A passing mark on trade issues but low marks on defense - this was the general home reaction to Prime Minister Yasuhiro Nakasone's talks in Washington this week.

On his return to Tokyo, the prime minister can expect to face an agitated Diet (parliament) demanding clarifications of his apparent commitments to the United States concerning a wider Japanese defense role.

Concerns are being expressed that when Nakasone, a staunch supporter of expanded military spending, met a fellow hawk (President Reagan) his promises went far beyond the bounds of exisiting national policy.

Middle-of-the-road and left-wing opposition parties claim Nakasone has committed Japan to ''further involvement in US strategy and a greater military role in the Far East.''

The Buddhist-backed Clean Government Party (Komeito), for example, said the Nakasone-Reagan talks appeared to have far more serious military implications than those of the previous Japan-US summit in 1981, when former Prime Minister Zenko Suzuki aroused considerable furor at home over the first-ever use of the word ''alliance'' to refer to Tokyo-Washington relations.

Not only has Nakasone reaffirmed that alliance, he has committed Japan to a ''dangerous arms expansion,'' the opposition parties claimed.

The Washington trip seems to have intensified suspicion of Nakasone and heightened his hawkish image as a man who wants to see Japan become a military power again, despite his frequent qualifications and protestations to the contrary. Perhaps most damaging is his interview with the Washington Post, which made Foreign Ministry officials extremely fidgety and provoked them to issue virtual denials of his key remarks.

They were extremely concerned at bold statements that Japan should become an ''unsinkable aircraft carrier'' capable of stopping the penetration south of Soviet long-range strategic Backfire bombers as well as blocking off the four straits through Japanese islands to passage by the Soviet Navy.

A high-ranking Japanese official said attempts to block the straits would be made only if Japan was directly attacked.
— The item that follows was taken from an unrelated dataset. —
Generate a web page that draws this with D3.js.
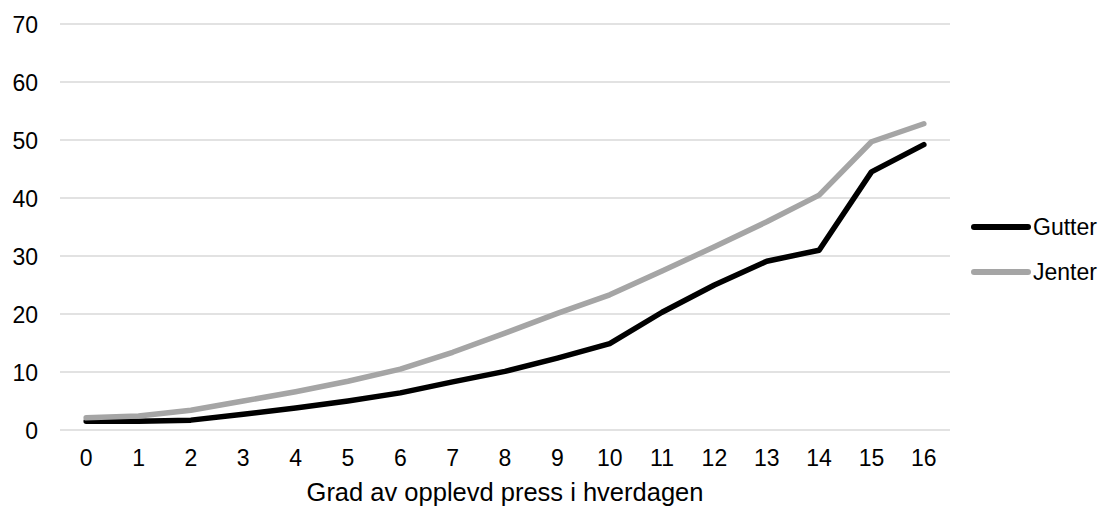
<!DOCTYPE html>
<html>
<head>
<meta charset="utf-8">
<script src="https://cdn.jsdelivr.net/npm/d3@7"></script>
<style>
  body { margin: 0; background: #fff; }
  text { font-family: "Liberation Sans", Arial, sans-serif; fill: #000; }
</style>
</head>
<body>
<svg id="chart"></svg>
<script>
// data
const categories = ["0","1","2","3","4","5","6","7","8","9","10","11","12","13","14","15","16"];
const gutter = [1.5, 1.5, 1.7, 2.7, 3.8, 5.0, 6.4, 8.3, 10.1, 12.4, 14.9, 20.3, 25.0, 29.1, 31.0, 44.5, 49.2];
const jenter = [2.1, 2.4, 3.4, 5.0, 6.6, 8.4, 10.5, 13.4, 16.7, 20.1, 23.3, 27.4, 31.6, 35.9, 40.5, 49.7, 52.8];
const seriesNames = ["Gutter", "Jenter"];
const seriesColors = ["#000000", "#a5a5a5"];
const yTicks = [0, 10, 20, 30, 40, 50, 60, 70];
const xTitle = "Grad av opplevd press i hverdagen";

// layout
const W = 1101, H = 509;
const margin = {top: 24, right: 151, bottom: 79, left: 60};
const width = W - margin.left - margin.right;
const height = H - margin.top - margin.bottom;

const svg = d3.select('#chart')
    .attr('width', W)
    .attr('height', H)
    .append('g')
    .attr('transform', 'translate(' + margin.left + ',' + margin.top + ')');

const x = d3.scaleBand()
    .domain(categories)
    .range([0, width]);

const y = d3.scaleLinear()
    .domain([0, 70])
    .range([height, 0]);

// gridlines
svg.append('g')
    .selectAll('line')
    .data(yTicks)
    .enter()
    .append('line')
    .attr('x1', 0)
    .attr('x2', width)
    .attr('y1', d => y(d))
    .attr('y2', d => y(d))
    .attr('stroke', '#d9d9d9')
    .attr('stroke-width', 1.3);

// y axis labels
const yAxis = svg.append('g')
    .call(d3.axisLeft(y).tickValues(yTicks).tickSize(0).tickPadding(22));
yAxis.select('.domain').remove();
yAxis.selectAll('text')
    .attr('dy', '0.36em')
    .style('font-size', '23px')
    .style('font-family', '"Liberation Sans", Arial, sans-serif');

// x axis labels
const xAxis = svg.append('g')
    .attr('transform', 'translate(0,' + height + ')')
    .call(d3.axisBottom(x).tickSize(0).tickPadding(0));
xAxis.select('.domain').remove();
xAxis.selectAll('text')
    .attr('dy', null)
    .attr('y', 36)
    .style('font-size', '23px')
    .style('font-family', '"Liberation Sans", Arial, sans-serif');

svg.append('text')
    .attr('x', width / 2)
    .attr('y', height + 71)
    .attr('text-anchor', 'middle')
    .style('font-size', '25.5px')
    .text(xTitle);

// lines
const line = d3.line()
    .x((d, i) => x(categories[i]) + x.bandwidth() / 2)
    .y(d => y(d));

[gutter, jenter].forEach(function(values, i) {
    svg.append('path')
        .datum(values)
        .attr('fill', 'none')
        .attr('stroke', seriesColors[i])
        .attr('stroke-width', 5.5)
        .attr('stroke-linejoin', 'round')
        .attr('stroke-linecap', 'round')
        .attr('d', line);
});

// legend
const legend = svg.append('g')
    .attr('transform', 'translate(' + (width + 24) + ',' + 203 + ')');
seriesNames.forEach(function(name, i) {
    const g = legend.append('g').attr('transform', 'translate(0,' + (i * 45) + ')');
    g.append('line')
        .attr('x1', 0).attr('x2', 54)
        .attr('y1', 0).attr('y2', 0)
        .attr('stroke', seriesColors[i])
        .attr('stroke-width', 6)
        .attr('stroke-linecap', 'round');
    g.append('text')
        .attr('x', 59)
        .attr('y', 8)
        .style('font-size', '23px')
        .text(name);
});
</script>
</body>
</html>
And under national policy Japan could not acquire the military strength to put up a bulwark of defense against Soviet Backfire bombers.

The ministry apparently reacted quickly because the prime minister's remarks were taken in Tokyo as meaning all-out Japanese military cooperation with the United States.

On trade issues, the prime minister got high marks from farmers for his rejection of strong American requests for liberalized imports of beef and oranges, the current symbols of Japan-US trade friction.

But the business community in general felt this had only postponed the inevitable, and that the issue will be pursued with a vengeance when US trade negotiator William Brock comes to Tokyo next month.

In more general terms, some commentators expressed concern about the ''usual perception gap'' between the two countries after summit meetings. They noted that Japanese briefings on the Washington talks virtually ignored the defense and trade issues, while these were strongly played up by the US side.

But politicians and commentators sympathetic to Nakasone thought he had done rather well, and made his mark in Washington.

He is generally considered to have promoted a more positive image there than any of his predecessors.